Fueron encontrados juntos. En sus últimos momentos, estaban uno al lado del otro.

La noticia llegó a Ana Sánchez, la hermana de Elena, a través de una llamada telefónica del detective que ahora se encargaba del caso sin resolver. Cuando vio el identificador de llamadas de la Oficina del Sheriff, su corazón se detuvo. Había esperado esa llamada durante diecisiete años.

El alivio fue una emoción extraña, culpable, que se mezcló con la ola de dolor fresco. La incertidumbre, ese monstruo que había vivido en su casa durante casi dos décadas, finalmente había sido asesinada.

“Los encontraron”, le dijo a su esposo esa noche, llorando por primera vez en años. “Están juntos. Y ahora… ahora podemos traerlos a casa”.

El mes pasado, se celebró un servicio conmemorativo. No fue un funeral, sino una celebración de la vida. Ana leyó un poema que Elena había escrito. Los amigos de Dan contaron historias sobre su risa estruendosa y su espíritu imparable.
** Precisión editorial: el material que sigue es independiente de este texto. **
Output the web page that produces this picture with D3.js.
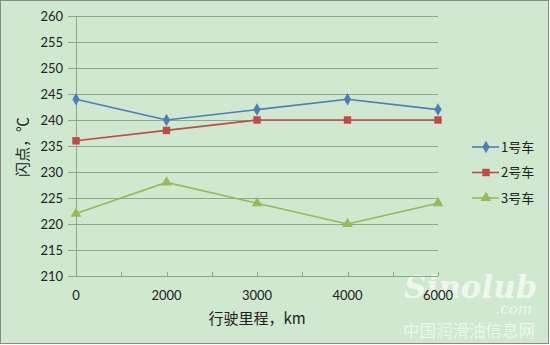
<!DOCTYPE html>
<html>
<head>
<meta charset="utf-8">
<script src="https://cdn.jsdelivr.net/npm/d3@7"></script>
<style>
  body { margin: 0; background: #fff; }
  svg { display: block; }
</style>
</head>
<body>
<svg id="container"></svg>
<script>
// data
const categories = ['0', '2000', '3000', '4000', '6000']
const car1 = [244, 240, 242, 244, 242]
const car2 = [236, 238, 240, 240, 240]
const car3 = [222, 228, 224, 220, 224]
const seriesNames = ['1号车', '2号车', '3号车']
const yTicks = [210, 215, 220, 225, 230, 235, 240, 245, 250, 255, 260]

const W = 550
const H = 345
const plot = { left: 76, right: 438, top: 16, bottom: 276 }
const tickFont = 'Lato, "Open Sans", sans-serif'
const cjkFont = '"Noto Sans CJK SC", sans-serif'

const svg = d3.select('#container').attr('width', W).attr('height', H)

// chart area background + border
svg.append('rect')
  .attr('x', 0.5).attr('y', 0.5)
  .attr('width', W - 2).attr('height', H - 2)
  .attr('fill', '#cfe8cf')
  .attr('stroke', '#8a8a8a')

// watermark (drawn first so the chart sits on top of it)
const wm = svg.append('g').attr('fill', '#fff').attr('opacity', 0.65)
wm.append('text')
  .attr('x', 404).attr('y', 298)
  .attr('font-family', '"DejaVu Serif", serif')
  .attr('font-style', 'italic')
  .attr('font-weight', 'bold')
  .attr('font-size', 31)
  .text('Sinolub')
wm.append('text')
  .attr('x', 532).attr('y', 314)
  .attr('text-anchor', 'end')
  .attr('font-family', '"DejaVu Serif", serif')
  .attr('font-style', 'italic')
  .attr('font-size', 15)
  .text('.com')
wm.append('text')
  .attr('x', 535).attr('y', 337)
  .attr('text-anchor', 'end')
  .attr('font-family', cjkFont)
  .attr('font-size', 16.5)
  .text('中国润滑油信息网')

const x = d3.scalePoint().domain(categories).range([plot.left, plot.right])
const y = d3.scaleLinear().domain([210, 260]).range([plot.bottom, plot.top])

// gridlines
svg.append('g')
  .selectAll('line')
  .data(yTicks)
  .join('line')
  .attr('x1', plot.left - 8)
  .attr('x2', plot.right)
  .attr('y1', d => Math.round(y(d)) + 0.5)
  .attr('y2', d => Math.round(y(d)) + 0.5)
  .attr('stroke', '#8fa78c')

// y axis line
svg.append('line')
  .attr('x1', plot.left + 0.5).attr('x2', plot.left + 0.5)
  .attr('y1', plot.top).attr('y2', plot.bottom)
  .attr('stroke', '#8fa78c')

// y tick labels
svg.append('g')
  .selectAll('text')
  .data(yTicks)
  .join('text')
  .attr('x', plot.left - 13)
  .attr('y', d => y(d))
  .attr('dy', '0.35em')
  .attr('text-anchor', 'end')
  .attr('font-family', tickFont)
  .attr('font-size', 13)
  .attr('fill', '#222')
  .text(d => d)

// x axis ticks: at categories and midpoints
const step = x.step()
const xTickPos = []
categories.forEach((c, i) => {
  xTickPos.push(x(c))
  if (i < categories.length - 1) xTickPos.push(x(c) + step / 2)
})
svg.append('g')
  .selectAll('line')
  .data(xTickPos)
  .join('line')
  .attr('x1', d => Math.round(d) + 0.5)
  .attr('x2', d => Math.round(d) + 0.5)
  .attr('y1', plot.bottom - 4)
  .attr('y2', plot.bottom)
  .attr('stroke', '#8fa78c')

svg.append('g')
  .selectAll('text')
  .data(categories)
  .join('text')
  .attr('x', d => x(d))
  .attr('y', plot.bottom + 24)
  .attr('text-anchor', 'middle')
  .attr('font-family', tickFont)
  .attr('font-size', 13)
  .attr('fill', '#222')
  .text(d => d)

// axis titles
svg.append('text')
  .attr('x', 257)
  .attr('y', 324)
  .attr('text-anchor', 'middle')
  .attr('font-family', cjkFont)
  .attr('font-size', 15)
  .attr('fill', '#222')
  .text('行驶里程，km')

svg.append('text')
  .attr('transform', 'translate(28,147) rotate(-90)')
  .attr('text-anchor', 'middle')
  .attr('font-family', cjkFont)
  .attr('font-size', 15)
  .attr('fill', '#222')
  .text('闪点，℃')

// series
const series = [
  { name: seriesNames[0], values: car1, color: '#4a7ebb', shape: d3.symbolDiamond, size: 45 },
  { name: seriesNames[1], values: car2, color: '#be4b48', shape: d3.symbolSquare, size: 55 },
  { name: seriesNames[2], values: car3, color: '#98b954', shape: d3.symbolTriangle, size: 50 }
]

const line = d3.line()
  .x((d, i) => x(categories[i]))
  .y(d => y(d))

const gS = svg.append('g')
series.forEach(s => {
  gS.append('path')
    .attr('d', line(s.values))
    .attr('fill', 'none')
    .attr('stroke', s.color)
    .attr('stroke-width', 1.6)
  gS.append('g')
    .selectAll('path')
    .data(s.values)
    .join('path')
    .attr('transform', (d, i) => `translate(${x(categories[i])},${y(d)})`)
    .attr('d', d3.symbol().type(s.shape).size(s.size))
    .attr('fill', s.color)
})

// legend
const legend = svg.append('g')
series.forEach((s, i) => {
  const ly = 147 + i * 25.5
  const g = legend.append('g').attr('transform', `translate(0,${ly})`)
  g.append('line')
    .attr('x1', 472).attr('x2', 499)
    .attr('stroke', s.color).attr('stroke-width', 1.6)
  g.append('path')
    .attr('transform', 'translate(486,0)')
    .attr('d', d3.symbol().type(s.shape).size(s.size))
    .attr('fill', s.color)
  g.append('text')
    .attr('x', 501)
    .attr('dy', '0.35em')
    .attr('font-family', cjkFont)
    .attr('font-size', 13)
    .attr('fill', '#222')
    .text(s.name)
})
</script>
</body>
</html>
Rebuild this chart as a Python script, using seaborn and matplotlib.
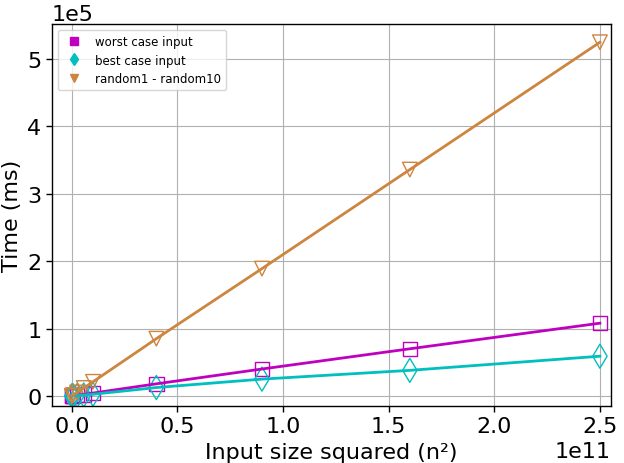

El Cañón Cold Spring no ha cambiado. El sol sigue brillando, el arroyo sigue corriendo y el sendero sigue atrayendo a los excursionistas. La belleza de la superficie sigue ocultando el peligro que yace justo debajo, en las sombras. Pero para las familias Ortega y Sánchez, el silencio del cañón finalmente se ha roto. La montaña ha hablado, y aunque su mensaje fue de una tragedia absoluta, también fue un mensaje de cierre.